_Input records:_

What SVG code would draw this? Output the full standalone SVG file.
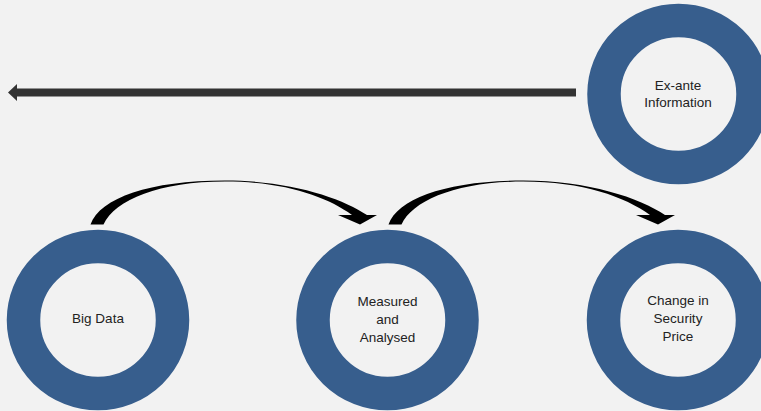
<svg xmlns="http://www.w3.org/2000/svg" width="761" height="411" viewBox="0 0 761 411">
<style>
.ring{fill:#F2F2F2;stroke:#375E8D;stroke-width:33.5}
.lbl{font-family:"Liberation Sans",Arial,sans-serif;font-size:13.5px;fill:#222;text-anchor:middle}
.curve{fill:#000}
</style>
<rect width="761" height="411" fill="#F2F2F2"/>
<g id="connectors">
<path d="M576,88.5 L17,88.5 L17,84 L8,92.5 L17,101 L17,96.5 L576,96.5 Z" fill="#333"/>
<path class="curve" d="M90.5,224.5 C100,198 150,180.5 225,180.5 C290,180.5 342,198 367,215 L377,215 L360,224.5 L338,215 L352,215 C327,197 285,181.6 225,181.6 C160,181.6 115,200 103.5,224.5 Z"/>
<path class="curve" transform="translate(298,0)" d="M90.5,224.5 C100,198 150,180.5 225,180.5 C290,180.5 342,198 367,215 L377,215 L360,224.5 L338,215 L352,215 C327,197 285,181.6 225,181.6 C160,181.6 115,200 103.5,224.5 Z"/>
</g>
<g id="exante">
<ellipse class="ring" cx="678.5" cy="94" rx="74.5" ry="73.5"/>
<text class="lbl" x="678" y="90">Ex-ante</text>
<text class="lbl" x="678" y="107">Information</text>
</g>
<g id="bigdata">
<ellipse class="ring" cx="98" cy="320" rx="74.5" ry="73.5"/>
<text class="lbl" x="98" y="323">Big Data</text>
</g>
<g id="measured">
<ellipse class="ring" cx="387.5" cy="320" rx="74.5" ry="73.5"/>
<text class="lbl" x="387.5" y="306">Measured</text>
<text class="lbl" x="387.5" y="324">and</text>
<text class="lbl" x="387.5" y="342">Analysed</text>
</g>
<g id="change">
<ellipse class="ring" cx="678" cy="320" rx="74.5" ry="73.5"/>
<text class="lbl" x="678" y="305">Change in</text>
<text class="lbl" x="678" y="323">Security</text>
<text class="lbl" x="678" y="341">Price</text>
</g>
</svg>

--

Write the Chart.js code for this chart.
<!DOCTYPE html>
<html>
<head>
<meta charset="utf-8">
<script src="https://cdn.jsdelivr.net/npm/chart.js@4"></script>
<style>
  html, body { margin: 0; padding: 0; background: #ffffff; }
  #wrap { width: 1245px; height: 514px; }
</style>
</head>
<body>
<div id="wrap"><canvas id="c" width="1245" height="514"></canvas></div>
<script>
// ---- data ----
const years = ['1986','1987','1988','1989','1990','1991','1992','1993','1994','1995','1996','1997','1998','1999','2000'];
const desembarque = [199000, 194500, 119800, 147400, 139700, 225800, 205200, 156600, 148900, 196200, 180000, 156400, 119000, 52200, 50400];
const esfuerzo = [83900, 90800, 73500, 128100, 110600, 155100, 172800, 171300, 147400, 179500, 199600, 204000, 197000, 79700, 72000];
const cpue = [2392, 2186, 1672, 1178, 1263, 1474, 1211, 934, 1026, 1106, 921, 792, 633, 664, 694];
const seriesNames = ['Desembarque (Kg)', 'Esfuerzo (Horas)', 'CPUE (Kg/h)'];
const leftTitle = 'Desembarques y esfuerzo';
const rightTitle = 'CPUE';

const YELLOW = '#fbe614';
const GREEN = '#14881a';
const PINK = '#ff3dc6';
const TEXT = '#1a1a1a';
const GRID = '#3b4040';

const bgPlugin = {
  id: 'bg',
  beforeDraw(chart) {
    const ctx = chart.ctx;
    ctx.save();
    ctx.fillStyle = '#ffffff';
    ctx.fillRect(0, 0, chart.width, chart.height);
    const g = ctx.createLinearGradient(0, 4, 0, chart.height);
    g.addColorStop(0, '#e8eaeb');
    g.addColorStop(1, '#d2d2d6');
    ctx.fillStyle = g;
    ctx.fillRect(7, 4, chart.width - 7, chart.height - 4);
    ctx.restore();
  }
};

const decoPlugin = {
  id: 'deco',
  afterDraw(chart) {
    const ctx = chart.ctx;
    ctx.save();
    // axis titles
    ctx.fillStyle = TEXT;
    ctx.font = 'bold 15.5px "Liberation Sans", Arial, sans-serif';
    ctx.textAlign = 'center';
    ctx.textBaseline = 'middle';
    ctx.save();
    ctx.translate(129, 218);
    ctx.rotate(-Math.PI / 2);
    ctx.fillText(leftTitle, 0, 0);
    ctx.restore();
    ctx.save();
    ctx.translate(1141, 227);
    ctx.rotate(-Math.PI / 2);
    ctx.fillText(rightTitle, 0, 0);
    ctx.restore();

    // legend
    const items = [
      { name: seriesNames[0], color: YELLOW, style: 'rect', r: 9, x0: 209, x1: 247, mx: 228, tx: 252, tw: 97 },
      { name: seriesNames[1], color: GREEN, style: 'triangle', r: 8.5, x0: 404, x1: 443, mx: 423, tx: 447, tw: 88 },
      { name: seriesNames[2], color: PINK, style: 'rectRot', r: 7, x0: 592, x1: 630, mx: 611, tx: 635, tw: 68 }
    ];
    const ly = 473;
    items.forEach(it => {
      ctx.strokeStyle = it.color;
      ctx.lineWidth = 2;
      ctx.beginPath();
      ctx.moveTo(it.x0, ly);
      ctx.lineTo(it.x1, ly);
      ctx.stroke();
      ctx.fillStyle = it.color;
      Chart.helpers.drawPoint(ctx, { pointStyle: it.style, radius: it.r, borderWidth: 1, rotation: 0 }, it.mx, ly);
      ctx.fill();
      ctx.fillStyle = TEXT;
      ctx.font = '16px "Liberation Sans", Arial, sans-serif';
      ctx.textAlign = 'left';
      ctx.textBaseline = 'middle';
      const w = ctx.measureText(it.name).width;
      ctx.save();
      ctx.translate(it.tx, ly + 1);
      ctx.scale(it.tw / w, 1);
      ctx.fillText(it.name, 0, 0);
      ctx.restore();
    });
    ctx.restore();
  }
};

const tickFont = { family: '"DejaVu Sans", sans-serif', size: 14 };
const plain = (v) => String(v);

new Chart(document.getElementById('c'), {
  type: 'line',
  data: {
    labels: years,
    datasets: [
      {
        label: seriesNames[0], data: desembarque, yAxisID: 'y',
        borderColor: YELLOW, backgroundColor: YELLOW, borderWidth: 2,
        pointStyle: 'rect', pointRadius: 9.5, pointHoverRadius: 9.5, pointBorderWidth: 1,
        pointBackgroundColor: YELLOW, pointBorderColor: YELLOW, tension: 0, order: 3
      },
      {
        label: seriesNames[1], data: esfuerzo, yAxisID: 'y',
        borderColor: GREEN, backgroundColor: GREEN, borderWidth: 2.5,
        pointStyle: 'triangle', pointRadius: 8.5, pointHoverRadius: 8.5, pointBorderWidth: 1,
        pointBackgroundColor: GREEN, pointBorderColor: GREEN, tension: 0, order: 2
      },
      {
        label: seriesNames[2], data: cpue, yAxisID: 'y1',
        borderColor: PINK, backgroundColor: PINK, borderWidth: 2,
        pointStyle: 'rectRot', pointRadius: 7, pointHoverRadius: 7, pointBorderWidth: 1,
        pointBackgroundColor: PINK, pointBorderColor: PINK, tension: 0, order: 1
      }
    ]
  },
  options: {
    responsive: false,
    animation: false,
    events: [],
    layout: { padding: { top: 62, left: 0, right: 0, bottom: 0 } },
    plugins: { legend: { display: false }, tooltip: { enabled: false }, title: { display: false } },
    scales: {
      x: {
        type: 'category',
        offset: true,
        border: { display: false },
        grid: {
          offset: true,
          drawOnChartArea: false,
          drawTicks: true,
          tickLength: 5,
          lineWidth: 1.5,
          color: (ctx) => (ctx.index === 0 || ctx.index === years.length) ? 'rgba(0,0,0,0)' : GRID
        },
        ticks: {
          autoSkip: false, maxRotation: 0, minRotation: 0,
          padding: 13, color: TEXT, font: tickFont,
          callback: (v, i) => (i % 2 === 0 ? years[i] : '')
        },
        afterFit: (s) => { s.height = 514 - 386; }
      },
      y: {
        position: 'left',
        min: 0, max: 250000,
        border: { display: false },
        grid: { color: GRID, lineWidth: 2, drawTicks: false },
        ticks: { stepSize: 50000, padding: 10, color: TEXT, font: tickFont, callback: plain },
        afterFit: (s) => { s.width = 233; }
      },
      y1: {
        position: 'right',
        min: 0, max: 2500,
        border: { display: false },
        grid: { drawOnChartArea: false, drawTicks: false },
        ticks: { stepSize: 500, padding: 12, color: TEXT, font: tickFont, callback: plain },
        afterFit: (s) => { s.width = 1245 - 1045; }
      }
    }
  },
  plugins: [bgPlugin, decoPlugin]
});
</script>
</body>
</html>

_Directions for this task:_
Filter the entries above down to the lines containing the word "code".

_Exercise response:_
What SVG code would draw this? Output the full standalone SVG file.
Write the Chart.js code for this chart.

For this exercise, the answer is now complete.